The Angle Addition Formula is a foundational concept in trigonometry. It helps to calculate the trigonometric values of the sum or difference of two angles. For the cosine function, the formula is expressed as

• \( \cos(a + b) = \cos(a)\cos(b) - \sin(a)\sin(b) \)

This formula is particularly useful when you need to find the cosine of a compound angle, where direct measurement is not straightforward. For instance, in the exercise, we were given the compound angle \( \theta + \frac{\pi}{4} \). Using the Angle Addition Formula allowed the expansion of this angle into manageable parts involving \( \theta \) and \( \frac{\pi}{4} \).

Using this method, you can break down complex trigonometric expressions into simpler components, making the calculations much easier. In essence, the Angle Addition Formula acts like a "cheat sheet" for deconstructing and solving trigonometric problems involving sums of angles.

The cosine function is one of the primary trigonometric functions, alongside sine and tangent. It represents the horizontal coordinate of a point on the unit circle and is crucial in calculating angles and sides in triangles. The key aspect of the cosine function is how it reacts to different angle inputs.

When the cosine function is applied to an angle like \( \frac{\pi}{4} \), it results in a specific value, which in this case, is

• \( \cos\left(\frac{\pi}{4}\right) = \frac{\sqrt{2}}{2} \)

This value is derived from the geometry of the unit circle, where \( \frac{\pi}{4} \) (or 45 degrees) is an angle in the first quadrant. Both sine and cosine values are positive here, simplifying many calculations.

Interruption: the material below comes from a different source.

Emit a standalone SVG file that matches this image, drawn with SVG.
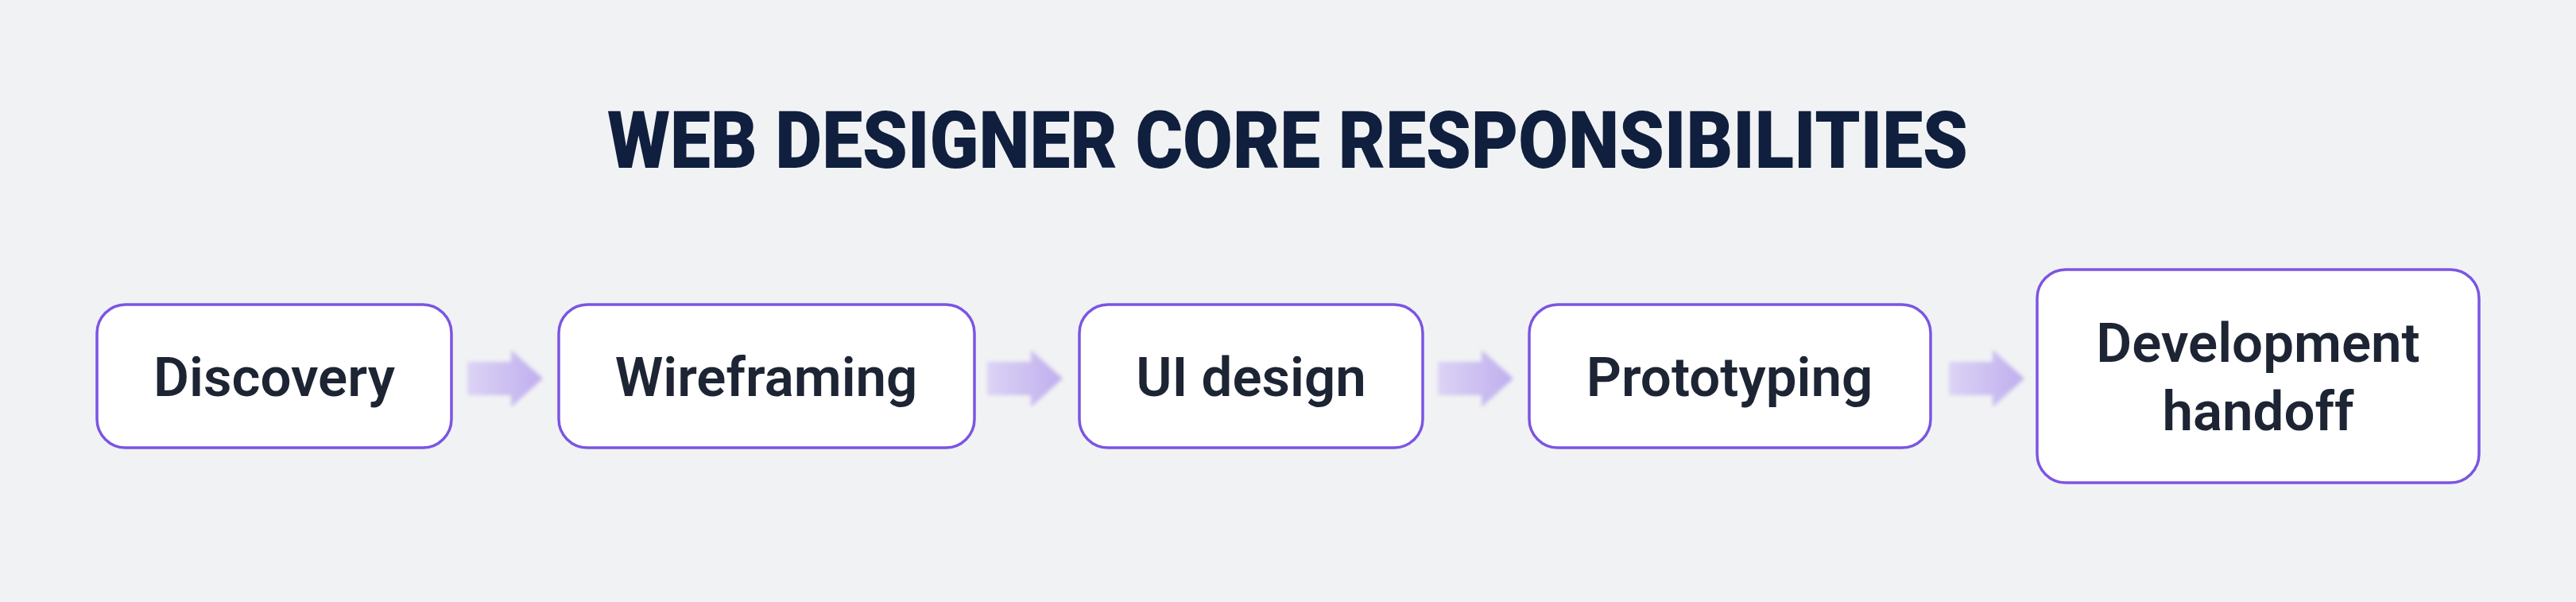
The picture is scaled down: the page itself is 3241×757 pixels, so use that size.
<svg xmlns="http://www.w3.org/2000/svg" width="3241" height="757" viewBox="0 0 3241 757">
<defs>
<style>
.box{fill:#fff;stroke:#7b55e2;stroke-width:3.5}
.lbl{font-family:Roboto,"Liberation Sans",sans-serif;font-weight:600;font-size:69px;fill:#1d2433;text-anchor:middle}
.arr{fill:url(#ag);filter:url(#bl)}
</style>
<linearGradient id="ag" x1="0" x2="1" y1="0" y2="0"><stop offset="0" stop-color="#dcd3f5"/><stop offset="1" stop-color="#bfaeee"/></linearGradient>
<filter id="bl" x="-20%" y="-20%" width="140%" height="140%"><feGaussianBlur stdDeviation="2.5"/></filter>
</defs>
<rect width="3241" height="757" fill="#f1f2f4"/>
<text x="1620" y="211" font-family="Roboto,'Liberation Sans',sans-serif" font-weight="900" font-size="91" fill="#0f1f3d" text-anchor="middle" transform="translate(1620 211) scale(1 1.1) translate(-1620 -211)">WEB DESIGNER CORE RESPONSIBILITIES</text>
<g id="connectors">
<path class="arr" d="M588 455H643V440L683 476L643 512V497H588Z"/>
<path class="arr" d="M1242 455H1297V440L1337 476L1297 512V497H1242Z"/>
<path class="arr" d="M1809 455H1864V440L1904 476L1864 512V497H1809Z"/>
<path class="arr" d="M2452 455H2507V440L2547 476L2507 512V497H2452Z"/>
</g>
<g id="n1"><rect class="box" x="122" y="383" width="446" height="180" rx="36"/><text class="lbl" x="345" y="498">Discovery</text></g>
<g id="n2"><rect class="box" x="703" y="383" width="523" height="180" rx="36"/><text class="lbl" x="964" y="498">Wireframing</text></g>
<g id="n3"><rect class="box" x="1358" y="383" width="432" height="180" rx="36"/><text class="lbl" x="1574" y="498">UI design</text></g>
<g id="n4"><rect class="box" x="1924" y="383" width="505" height="180" rx="36"/><text class="lbl" x="2176" y="498">Prototyping</text></g>
<g id="n5"><rect class="box" x="2563" y="339" width="556" height="268" rx="36"/><text class="lbl" x="2841" y="455">Development</text><text class="lbl" x="2841" y="541">handoff</text></g>
</svg>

The ability to substitute these fixed trigonometric values, like \( \frac{\sqrt{2}}{2} \), into more complex expressions allows for easier manipulation and simplification of trigonometric equations. Understanding the role and behavior of the cosine function is essential for mastering various trigonometric identities and problems.

Simplifying trigonometric expressions often involves using identities and algebraic techniques to make complex equations more manageable. In the given exercise, simplification was achieved by applying the Angle Addition Formula and known trigonometric values.

Once the formula \( \cos(a+ b) = \cos(a)\cos(b) - \sin(a)\sin(b) \) is applied, we substituted the trigonometric values for \( \cos\left(\frac{\pi}{4}\right) \) and \( \sin\left(\frac{\pi}{4}\right) \), both of which are \( \frac{\sqrt{2}}{2} \).

• This substitution allows us to combine and factor out common terms like \( \frac{\sqrt{2}}{2} \), resulting in a simpler expression: \( \frac{\sqrt{2}}{2} (\cos(\theta) - \sin(\theta)) \).

By factoring out common terms, the original trigonometric identity is confirmed.Understanding simplification helps in verifying identities and solving equations much more effectively, making it a crucial skill in trigonometry. These steps not only confirm identities but also aid in practical applications like solving problems in physics and engineering related to waves and rotational motion.